Deputy Prime Minister Nick Clegg has urged young people to "go for it" as he took part in a student careers advice meeting ahead of the launch of the Government's social mobility strategy.
Mr Clegg joined representatives from the media, engineering and legal professions at the event at ARK Globe Academy in Southwark, south London. Among those talking to pupils about how they established their careers was Jay Hunt, Channel 4's chief creative officer.
A central aim of the new social mobility strategy is making internships available to disadvantaged youngsters.
Addressing students at the start of the session, Mr Clegg advised them to retain a sense of self-belief and not to be afraid to follow their dreams, though he admitted he did not have a future career plan or map in his head as a teenager.
He said: "It is incredibly crucial that you believe in yourselves. You have as much of a right to dream of doing the very top jobs in the areas you care about as anybody else. There are far too many professions in this country where there is a hidden assumption that if you come from a particular area or particular school or family, you will do a particular thing in later life."
He added: "What we can do is try to remove any of the barriers and bottlenecks which at the moment are making it difficult for some people to get those internships and work experience opportunities. It should not be who you know that is important, but what you know and what you dream."
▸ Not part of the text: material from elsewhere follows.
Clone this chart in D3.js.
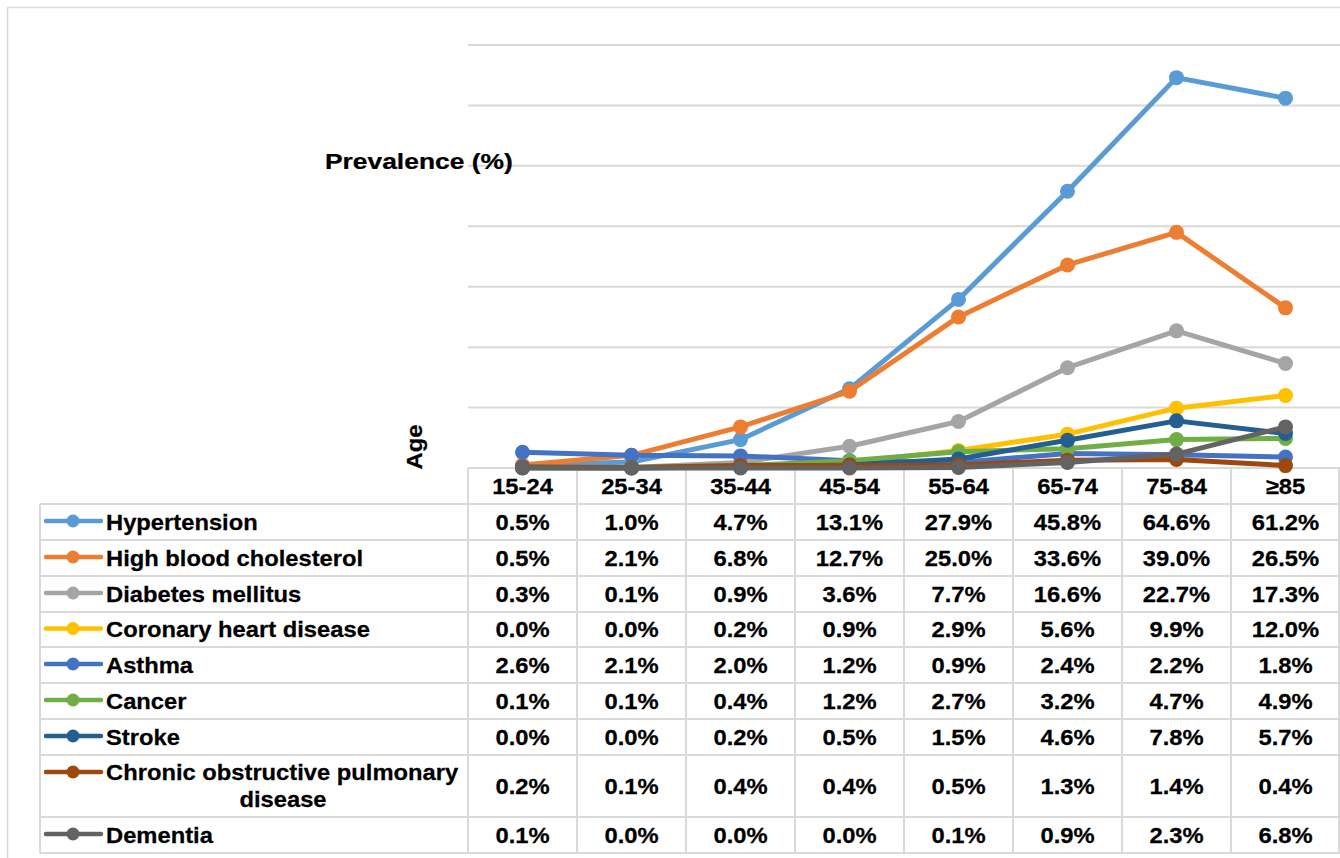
<!DOCTYPE html>
<html><head><meta charset="utf-8">
<script src="https://cdn.jsdelivr.net/npm/d3@7"></script>
<style>body{margin:0;background:#fff}svg{display:block}</style>
</head><body><svg id="c" width="1340" height="858"></svg>
<script>
const ages = ["15-24","25-34","35-44","45-54","55-64","65-74","75-84","≥85"];
const seriesNames = ["Hypertension","High blood cholesterol","Diabetes mellitus","Coronary heart disease","Asthma","Cancer","Stroke","Chronic obstructive pulmonary disease","Dementia"];
const hypertension = [0.5,1.0,4.7,13.1,27.9,45.8,64.6,61.2];
const cholesterol  = [0.5,2.1,6.8,12.7,25.0,33.6,39.0,26.5];
const diabetes     = [0.3,0.1,0.9,3.6,7.7,16.6,22.7,17.3];
const chd          = [0.0,0.0,0.2,0.9,2.9,5.6,9.9,12.0];
const asthma       = [2.6,2.1,2.0,1.2,0.9,2.4,2.2,1.8];
const cancer       = [0.1,0.1,0.4,1.2,2.7,3.2,4.7,4.9];
const stroke       = [0.0,0.0,0.2,0.5,1.5,4.6,7.8,5.7];
const copd         = [0.2,0.1,0.4,0.4,0.5,1.3,1.4,0.4];
const dementia     = [0.1,0.0,0.0,0.0,0.1,0.9,2.3,6.8];
const colors = ["#5B9BD5","#ED7D31","#A5A5A5","#FFC000","#4472C4","#70AD47","#255E91","#9E480E","#636363"];
const yTicks = [0,10,20,30,40,50,60,70];

const seriesValues = [hypertension,cholesterol,diabetes,chd,asthma,cancer,stroke,copd,dementia];
const series = seriesNames.map((n,i)=>({name:n, values:seriesValues[i], color:colors[i]}));

const svg = d3.select("#c");
const grid = "#d9d9d9";
const FONT = "'Liberation Sans', Arial, sans-serif";
const SX = 1.08;

const x = d3.scaleBand().domain(ages).range([468,1340]);
const y = d3.scaleLinear().domain([0,70]).range([468,45]);

// outer chart border
svg.append("rect").attr("x",7.5).attr("y",7.5).attr("width",1345).attr("height",860)
  .attr("fill","none").attr("stroke",grid).attr("stroke-width",1.5);

// gridlines
svg.append("g").selectAll("line").data(yTicks.slice(1)).join("line")
  .attr("x1",468).attr("x2",1340).attr("y1",d=>y(d)).attr("y2",d=>y(d))
  .attr("stroke",grid).attr("stroke-width",2);

function txt(parent, tx, ty, s, anchor, size, rot, sx){
  const g = parent.append("g").attr("transform",`translate(${tx},${ty})${rot?` rotate(${rot})`:""} scale(${sx||SX},1)`);
  g.append("text").attr("text-anchor",anchor||"start").attr("font-family",FONT)
    .attr("font-weight","bold").attr("font-size",size||22).attr("fill","#000")
    .attr("stroke","#000").attr("stroke-width",0.25).text(s);
  return g;
}

// axis titles
txt(svg, 325, 169, "Prevalence (%)", "start", 22, 0, 1.2);
txt(svg, 422, 447, "Age", "middle", 22, -90);

// table geometry
const rowTops = [504,540,576,612,647,683,719,755,817];
const rowBottoms = [540,576,612,647,683,719,755,817,853];
const tg = svg.append("g");
tg.append("line").attr("x1",468).attr("x2",1340).attr("y1",468).attr("y2",468).attr("stroke",grid).attr("stroke-width",2);
rowTops.concat([853]).forEach(yy=>{
  tg.append("line").attr("x1",40).attr("x2",1340).attr("y1",yy).attr("y2",yy).attr("stroke",grid).attr("stroke-width",2);
});
tg.append("line").attr("x1",40).attr("x2",40).attr("y1",504).attr("y2",853).attr("stroke",grid).attr("stroke-width",2);
ages.forEach(a=>{
  tg.append("line").attr("x1",x(a)).attr("x2",x(a)).attr("y1",468).attr("y2",853).attr("stroke",grid).attr("stroke-width",2);
});
tg.append("line").attr("x1",1339).attr("x2",1339).attr("y1",468).attr("y2",853).attr("stroke",grid).attr("stroke-width",2);

// header labels
ages.forEach(a=>txt(svg, x(a)+x.bandwidth()/2, 494, a, "middle"));

// rows
series.forEach((s,i)=>{
  const cy = (rowTops[i]+rowBottoms[i])/2;
  const multi = s.name.length>30;
  const ky = multi ? 772 : cy-1;
  svg.append("line").attr("x1",46).attr("x2",101).attr("y1",ky).attr("y2",ky)
    .attr("stroke",s.color).attr("stroke-width",4.5).attr("stroke-linecap","round");
  svg.append("circle").attr("cx",73).attr("cy",ky).attr("r",6.5).attr("fill",s.color);
  if(multi){
    txt(svg,106,780,"Chronic obstructive pulmonary","start");
    txt(svg,283,807,"disease","middle");
  } else {
    txt(svg,106,cy+7.5,s.name,"start");
  }
  s.values.forEach((v,j)=>{
    txt(svg, x(ages[j])+x.bandwidth()/2, cy+7.5, v.toFixed(1)+"%", "middle");
  });
});

// lines
const line = d3.line().x((d,i)=>x(ages[i])+x.bandwidth()/2).y(d=>y(d));
const lg = svg.append("g");
series.forEach(s=>{
  const g = lg.append("g");
  g.append("path").attr("d",line(s.values)).attr("fill","none").attr("stroke",s.color)
    .attr("stroke-width",5).attr("stroke-linejoin","round").attr("stroke-linecap","round");
  g.selectAll("circle").data(s.values).join("circle")
    .attr("cx",(d,i)=>x(ages[i])+x.bandwidth()/2).attr("cy",d=>y(d)).attr("r",7.5).attr("fill",s.color);
});
</script></body></html>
Pupils were split into six groups to discuss career options in turn with representatives from PricewaterhouseCoopers, Allen & Overy, The Royal Institute of British Architects, Channel 4, The Royal Academy of Engineering and Mr Clegg, on behalf of the Government.
Mr Clegg chatted animatedly to students about their school, local area and subject options.
Speaking after the event, he said the issue of social mobility was a "deep seated problem" but "bit by bit" the new measures outlined in the strategy would make a difference.
He said: "I don't think it's a question of taking one group and giving them advantages that don't help others. I actually think it helps all of us if we live in a fairer society where people can get ahead if they work hard and live out their dreams."